I developed a "local cache block flush" instruction for
POWER5 (US Patent 7,194,587), to assist with controlling
cache space (not for improving communication), but at the
same time someone else on the team dropped the "invalid
victim select" preference. So I could invalidate lines
that I did not need, but they would stay in the cache
until they became LRU anyway. I did not understand why
anyone would want to do this until I saw how POWER6 uses
invalid entries in the cache to hold information about data
sharing patterns. I am sure it has gotten much more bizarre
since then....
Interestingly, Xeon Phi implements a pair of "local cache
block flush" instructions (CLFLUSH1 & CLFLUSH2) -- one to
flush data from the L1 and the other to flush data from the L2.
Like my patent, they have only local scope. On Xeon Phi they
are useful to control not only cache space, but also the timing
of writebacks, since the caches are (effectively) single-ported.
These don't make any difference for communication, since the
memory latency and cache-to-cache intervention latency are
effectively the same on this processor.
> A last use indicator could also be used to
> support simple producer-consumer communication
> where the microarchitecture would track the
> alternate location. (While directives have some
> advantages, even a predictive mechanism could be
> helpful.)
Hack upon hack upon hack? Why not design the
architecture to allow control over the things that
are important (costly), rather than hacking on
decisions that have not made sense for >20 years?

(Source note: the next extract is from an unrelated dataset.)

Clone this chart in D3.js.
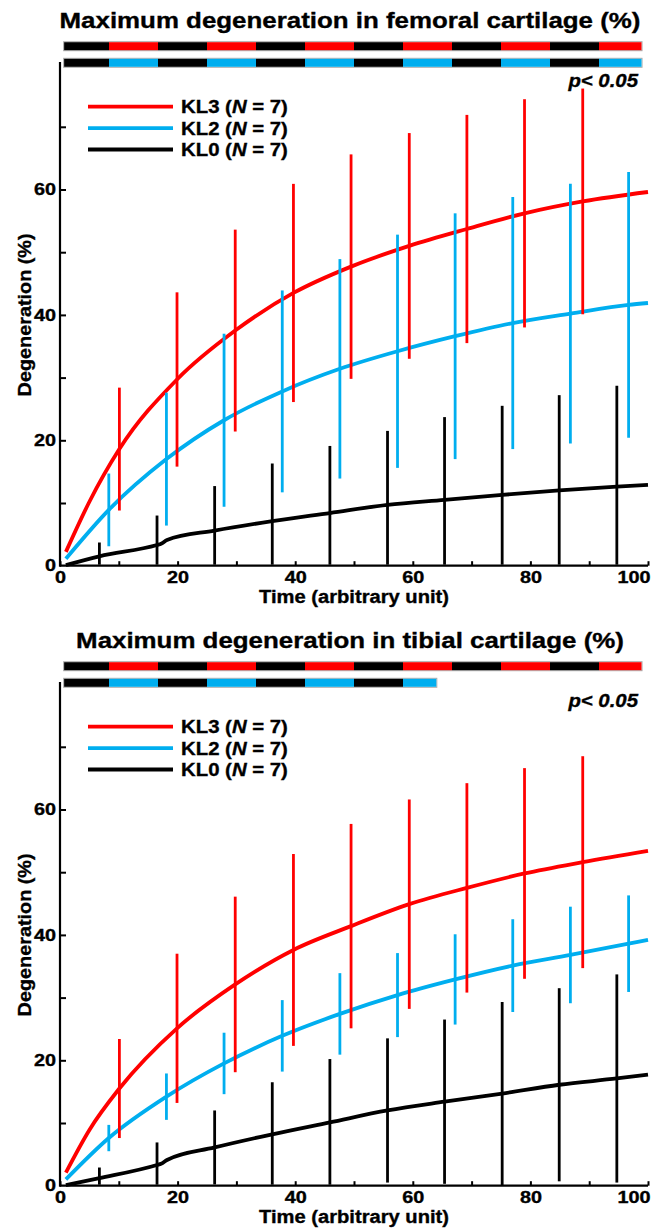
<!DOCTYPE html>
<html>
<head>
<meta charset="utf-8">
<script src="https://cdn.jsdelivr.net/npm/d3@7"></script>
<style>
  body { margin: 0; background: #fff; }
  text { font-family: "Liberation Sans", Arial, sans-serif; font-weight: bold; stroke: #000; stroke-width: 0.35px; }
</style>
</head>
<body>
<script>
// ---------------- DATA ----------------
const seriesNames = ["KL3", "KL2", "KL0"];
const seriesColors = { KL3: "#ff0000", KL2: "#00aeef", KL0: "#000000" };
const legendN = 7;

// time positions of error bars (slightly offset per group)
const timeKL3 = [10.1, 19.9, 29.8, 39.7, 49.5, 59.4, 69.2, 79.0, 88.9];
const timeKL2 = [8.3, 18.1, 27.9, 37.8, 47.6, 57.4, 67.2, 77.0, 86.8, 96.7];
const timeKL0 = [6.7, 16.5, 26.3, 36.1, 45.9, 55.7, 65.4, 75.2, 84.9, 94.7];

// femoral cartilage: means and error half-widths
const femMeanKL3 = [18.6, 29.7, 37.5, 43.5, 47.7, 51.0, 53.7, 56.2, 58.1];
const femErrKL3  = [9.8, 13.9, 16.1, 17.4, 17.9, 18.0, 18.2, 18.2, 18.0];
const femMeanKL2 = [8.9, 17.0, 23.2, 27.8, 31.4, 34.2, 36.6, 38.7, 40.2, 41.6];
const femErrKL2  = [5.8, 10.6, 13.8, 16.1, 17.5, 18.6, 19.6, 20.1, 20.7, 21.2];
const femMeanKL0 = [1.5, 3.3, 5.6, 7.1, 8.4, 9.7, 10.5, 11.3, 12.0, 12.6];
const femErrKL0  = [2.2, 4.7, 7.1, 9.2, 10.7, 11.8, 13.2, 14.2, 15.2, 16.1];

// femoral fitted curves
const femCurveXKL3 = [1, 5, 10.1, 19.9, 29.8, 39.7, 49.5, 59.4, 69.2, 79.0, 88.9, 100];
const femCurveYKL3 = [2.2, 10.2, 18.6, 29.7, 37.5, 43.5, 47.7, 51.0, 53.7, 56.2, 58.1, 59.6];
const femCurveXKL2 = [1, 8.3, 18.1, 27.9, 37.8, 47.6, 57.4, 67.2, 77.0, 86.8, 96.7, 100];
const femCurveYKL2 = [1.1, 8.9, 17.0, 23.2, 27.8, 31.4, 34.2, 36.6, 38.7, 40.2, 41.6, 41.9];
const femCurveXKL0 = [1, 6.7, 16.5, 17.2, 18.2, 26.3, 36.1, 45.9, 55.7, 65.4, 75.2, 84.9, 94.7, 100];
const femCurveYKL0 = [0.1, 1.5, 3.3, 3.5, 4.1, 5.6, 7.1, 8.4, 9.7, 10.5, 11.3, 12.0, 12.6, 12.9];

// tibial cartilage: means and error half-widths
const tibMeanKL3 = [15.5, 25.1, 32.1, 37.6, 41.4, 44.9, 47.5, 49.8, 51.6];
const tibErrKL3  = [7.9, 11.9, 14.0, 15.3, 16.3, 16.7, 16.7, 16.8, 16.9];
const tibMeanKL2 = [7.6, 14.2, 19.5, 23.9, 27.4, 30.4, 32.9, 35.1, 36.8, 38.6];
const tibErrKL2  = [2.1, 3.7, 4.9, 5.7, 6.5, 6.7, 7.2, 7.4, 7.7, 7.7];
const tibMeanKL0 = [1.2, 3.3, 6.1, 8.2, 10.1, 12.0, 13.4, 14.7, 16.1, 17.1];
const tibErrKL0  = [1.7, 3.6, 5.9, 8.3, 10.1, 11.5, 13.1, 14.6, 15.4, 16.6];

// tibial fitted curves
const tibCurveXKL3 = [1, 5, 10.1, 19.9, 29.8, 39.7, 49.5, 59.4, 69.2, 79.0, 88.9, 100];
const tibCurveYKL3 = [2.1, 8.9, 15.5, 25.1, 32.1, 37.6, 41.4, 44.9, 47.5, 49.8, 51.6, 53.4];
const tibCurveXKL2 = [1, 8.3, 18.1, 27.9, 37.8, 47.6, 57.4, 67.2, 77.0, 86.8, 96.7, 100];
const tibCurveYKL2 = [1.0, 7.6, 14.2, 19.5, 23.9, 27.4, 30.4, 32.9, 35.1, 36.8, 38.6, 39.2];
const tibCurveXKL0 = [1, 6.7, 16.5, 17.2, 18.2, 26.3, 36.1, 45.9, 55.7, 65.4, 75.2, 84.9, 94.7, 100];
const tibCurveYKL0 = [0.1, 1.2, 3.3, 3.5, 4.1, 6.1, 8.2, 10.1, 12.0, 13.4, 14.7, 16.1, 17.1, 17.7];

// significance bars (time range where p < 0.05); row 1: KL3 vs KL0, row 2: KL2 vs KL0
const sigPeriod = 100 / 12;
const femSigKL3 = [0.7, 98.9];
const femSigKL2 = [0.7, 98.9];
const tibSigKL3 = [0.7, 98.9];
const tibSigKL2 = [0.7, 64.0];

const titles = ["Maximum degeneration in femoral cartilage (%)", "Maximum degeneration in tibial cartilage (%)"];
const xTicks = [0, 10, 20, 30, 40, 50, 60, 70, 80, 90, 100];
const xTickLabels = [0, 20, 40, 60, 80, 100];
const yTicks = [0, 10, 20, 30, 40, 50, 60, 70];
const yTickLabels = [0, 20, 40, 60];
const xLabel = "Time (arbitrary unit)";
const yLabel = "Degeneration (%)";
const pText = "p< 0.05";

// ---------------- DRAW ----------------
const svg = d3.select("body").append("svg").attr("width", 651).attr("height", 1228);

const x = d3.scaleLinear().domain([0, 100]).range([60, 648]);
const y = d3.scaleLinear().domain([0, 80]).range([565.7, 64.1]);

function stretch(sel, f) {
  sel.each(function () {
    const L = this.getComputedTextLength();
    d3.select(this).attr("textLength", L * f).attr("lengthAdjust", "spacingAndGlyphs");
  });
}

const panels = [
  {
    title: titles[0],
    series: {
      KL3: { t: timeKL3, m: femMeanKL3, e: femErrKL3, cx: femCurveXKL3, cy: femCurveYKL3 },
      KL2: { t: timeKL2, m: femMeanKL2, e: femErrKL2, cx: femCurveXKL2, cy: femCurveYKL2 },
      KL0: { t: timeKL0, m: femMeanKL0, e: femErrKL0, cx: femCurveXKL0, cy: femCurveYKL0 }
    },
    sig: [{ range: femSigKL3, color: seriesColors.KL3 }, { range: femSigKL2, color: seriesColors.KL2 }]
  },
  {
    title: titles[1],
    series: {
      KL3: { t: timeKL3, m: tibMeanKL3, e: tibErrKL3, cx: tibCurveXKL3, cy: tibCurveYKL3 },
      KL2: { t: timeKL2, m: tibMeanKL2, e: tibErrKL2, cx: tibCurveXKL2, cy: tibCurveYKL2 },
      KL0: { t: timeKL0, m: tibMeanKL0, e: tibErrKL0, cx: tibCurveXKL0, cy: tibCurveYKL0 }
    },
    sig: [{ range: tibSigKL3, color: seriesColors.KL3 }, { range: tibSigKL2, color: seriesColors.KL2 }]
  }
];

panels.forEach((p, pi) => {
  const g = svg.append("g").attr("transform", `translate(0,${pi * 620})`);

  // title
  const tt = g.append("text").attr("x", 350).attr("y", 28.3)
    .attr("text-anchor", "middle").attr("font-size", 22.5).text(p.title);
  stretch(tt, 1.15);

  // significance rows
  const rowY = [42.2, 58.8];
  p.sig.forEach((s, ri) => {
    const r = g.append("g");
    const segs = [];
    let k = 0;
    while (k * sigPeriod < s.range[1]) {
      const a = Math.max(k * sigPeriod, s.range[0]);
      const b = Math.min((k + 1) * sigPeriod, s.range[1]);
      segs.push({ a, b, c: k % 2 === 0 ? "#000" : s.color });
      k++;
    }
    r.append("rect").attr("x", x(s.range[0]) - 0.5).attr("y", rowY[ri] - 0.5)
      .attr("width", x(s.range[1]) - x(s.range[0]) + 1).attr("height", 9)
      .attr("fill", "none").attr("stroke", "#aaa").attr("stroke-width", 1);
    r.selectAll("rect.seg").data(segs).join("rect").attr("class", "seg")
      .attr("x", d => x(d.a)).attr("width", d => x(d.b) - x(d.a))
      .attr("y", rowY[ri]).attr("height", 8).attr("fill", d => d.c);
  });

  // axes
  const xa = g.append("g").attr("transform", `translate(0,${y(0)})`)
    .call(d3.axisBottom(x).tickValues(xTicks).tickSize(-4.5).tickSizeOuter(0).tickPadding(6)
      .tickFormat(d => xTickLabels.includes(d) ? d : ""));
  xa.select(".domain").attr("stroke-width", 2.2).attr("d", `M${x(0)},0H${x(100)}`);
  xa.selectAll(".tick line").attr("stroke-width", 2);
  xa.selectAll("text").attr("font-size", 16.5).attr("font-weight", "bold").attr("fill", "#000")
    .attr("font-family", '"Liberation Sans", Arial, sans-serif');
  xa.selectAll(".tick").filter(d => d === 100).select("text")
    .attr("text-anchor", "end").attr("x", 650 - x(100));
  stretch(xa.selectAll("text").filter(function () { return this.textContent !== ""; }), 1.2);

  const ya = g.append("g").attr("transform", `translate(${x(0)},0)`)
    .call(d3.axisLeft(y).tickValues(yTicks).tickSize(-6).tickSizeOuter(0).tickPadding(4)
      .tickFormat(d => yTickLabels.includes(d) ? d : ""));
  ya.select(".domain").attr("stroke-width", 2.2).attr("d", `M0,${y(0) + 1}V${y(80) - 2}`);
  ya.selectAll(".tick line").attr("stroke-width", 2);
  ya.selectAll(".tick").filter(d => d === 0).select("line").remove();
  ya.selectAll("text").attr("font-size", 16.5).attr("font-weight", "bold").attr("fill", "#000")
    .attr("font-family", '"Liberation Sans", Arial, sans-serif');
  stretch(ya.selectAll("text").filter(function () { return this.textContent !== ""; }), 1.2);

  // axis labels
  const xl = g.append("text").attr("x", (x(0) + x(100)) / 2).attr("y", 602.7)
    .attr("text-anchor", "middle").attr("font-size", 18).text(xLabel);
  stretch(xl, 1.12);
  const yl = g.append("text").attr("transform", `translate(30.5,${(y(0) + y(80)) / 2}) rotate(-90)`)
    .attr("text-anchor", "middle").attr("font-size", 18).text(yLabel);
  yl.attr("textLength", 163).attr("lengthAdjust", "spacingAndGlyphs");

  // curves
  const line = d3.line().x(d => x(d[0])).y(d => y(d[1])).curve(d3.curveMonotoneX);
  ["KL0", "KL2", "KL3"].forEach(name => {
    const s = p.series[name];
    const pts = s.cx.map((v, i) => [v, s.cy[i]]);
    g.append("path").attr("d", line(pts)).attr("fill", "none")
      .attr("stroke", seriesColors[name]).attr("stroke-width", 3.8);
  });

  // error bars
  ["KL0", "KL2", "KL3"].forEach(name => {
    const s = p.series[name];
    const data = s.t.map((t, i) => ({ t, lo: Math.max(0, s.m[i] - s.e[i]), hi: s.m[i] + s.e[i] }));
    g.selectAll(null).data(data).join("line")
      .attr("x1", d => x(d.t)).attr("x2", d => x(d.t))
      .attr("y1", d => y(d.lo) - (d.lo === 0 ? 1 : 0)).attr("y2", d => y(d.hi))
      .attr("stroke", seriesColors[name]).attr("stroke-width", 2.8);
  });

  // legend
  const lg = g.append("g");
  const legY = [106.7, 128.2, 149.5];
  seriesNames.forEach((name, i) => {
    lg.append("line").attr("x1", 88).attr("x2", 173).attr("y1", legY[i]).attr("y2", legY[i])
      .attr("stroke", seriesColors[name]).attr("stroke-width", 3.8);
    const t = lg.append("text").attr("x", 181).attr("y", legY[i] + 6.5).attr("font-size", 18.5);
    t.append("tspan").text(`${name} (`);
    t.append("tspan").attr("font-style", "italic").text("N");
    t.append("tspan").text(` = ${legendN})`);
    stretch(t, 1.1);
  });

  // p-value
  const pt = g.append("text").attr("x", 638).attr("y", 86.7).attr("text-anchor", "end")
    .attr("font-size", 18.5).attr("font-style", "italic");
  pt.text(pText);
  stretch(pt, 1.1);
});
</script>
</body>
</html>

> A flush-to-home operation might be slightly useful
> (with node ownership and shared last level cache,
> flush-to-home could be just flush to the nearest
> level of cache shared by all users).
I developed a "push for sharing" instruction while
at AMD (US Patent 8,099,557), but I don't think it
was ever implemented.
> By the way, the FIFO latency you indicated in a
> later post is frighteningly high!
I only posted the lowest available numbers because
people often don't believe the actual measurements.
A quick check with lmbench3 shows that "pipe" latency
on my 2-socket Xeon E5 (Sandy Bridge) systems is about
4.7 microseconds (almost 15000 cycles).
On a 40-core (4 socket) Xeon E7 system, a single instance
of a non-blocking concurrent FIFO was reported (reference 1)

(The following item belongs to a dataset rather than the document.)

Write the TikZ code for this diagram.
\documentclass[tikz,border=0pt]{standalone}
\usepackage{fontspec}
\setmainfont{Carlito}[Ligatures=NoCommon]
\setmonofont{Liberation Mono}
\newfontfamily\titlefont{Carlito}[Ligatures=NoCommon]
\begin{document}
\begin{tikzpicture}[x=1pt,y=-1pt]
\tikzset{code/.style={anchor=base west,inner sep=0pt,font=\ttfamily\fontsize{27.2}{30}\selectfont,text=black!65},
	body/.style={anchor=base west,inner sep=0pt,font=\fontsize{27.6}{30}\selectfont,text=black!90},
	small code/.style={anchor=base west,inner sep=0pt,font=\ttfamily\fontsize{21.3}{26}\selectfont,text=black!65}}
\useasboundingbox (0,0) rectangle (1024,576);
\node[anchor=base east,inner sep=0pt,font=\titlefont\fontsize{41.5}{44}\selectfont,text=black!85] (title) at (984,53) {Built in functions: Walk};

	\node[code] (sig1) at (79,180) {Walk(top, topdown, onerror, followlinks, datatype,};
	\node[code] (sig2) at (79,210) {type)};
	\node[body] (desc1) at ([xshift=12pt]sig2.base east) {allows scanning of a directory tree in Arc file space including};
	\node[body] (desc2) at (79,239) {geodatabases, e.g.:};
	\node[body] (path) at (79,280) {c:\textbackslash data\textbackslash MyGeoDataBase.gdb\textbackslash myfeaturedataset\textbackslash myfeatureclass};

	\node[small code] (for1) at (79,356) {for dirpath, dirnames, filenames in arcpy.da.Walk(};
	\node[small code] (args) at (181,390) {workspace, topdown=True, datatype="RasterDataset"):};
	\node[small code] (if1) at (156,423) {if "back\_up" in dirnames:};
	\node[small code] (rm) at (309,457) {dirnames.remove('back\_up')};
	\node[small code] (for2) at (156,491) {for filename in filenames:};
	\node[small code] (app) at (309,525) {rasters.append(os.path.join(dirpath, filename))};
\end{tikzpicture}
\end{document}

to go from ~1 microsecond (2000 cycle) overhead under no load
to ~50 microseconds (100,000 cycles) overhead under a relatively
heavy load (20 enqueuers and 20 dequeuers, each spinning
for ~2.3 microseconds between operations). I should note
that these are *overheads*, not just latencies, because
the processors are only doing real work for 2.3 microseconds
per enqueue or dequeue operation, while the other ~48 micro-
seconds are spent spinning on trying to access the queue.
For a different kind of "communication":
On my Xeon Phi SE10P coprocessors, an OpenMP barrier on
244 threads costs about 22 microseconds (24,000 cycles, or
about 23 Million double-precision floating-point operations).
This is just the overhead of the final barrier -- the overhead
of the initial "PARALLEL FOR" is higher, but I need to run
some more experiments before I decide the best way to report
the combined overhead.
Reference: (1) Christoph Kirsch, Hannes Payer, Harald Rock, and Ana
Sokolova. Performance, scalability, and semantics of concurrent
fifo queues. Algorithms and Architectures for Parallel Processing,
pages 273–287, 2012.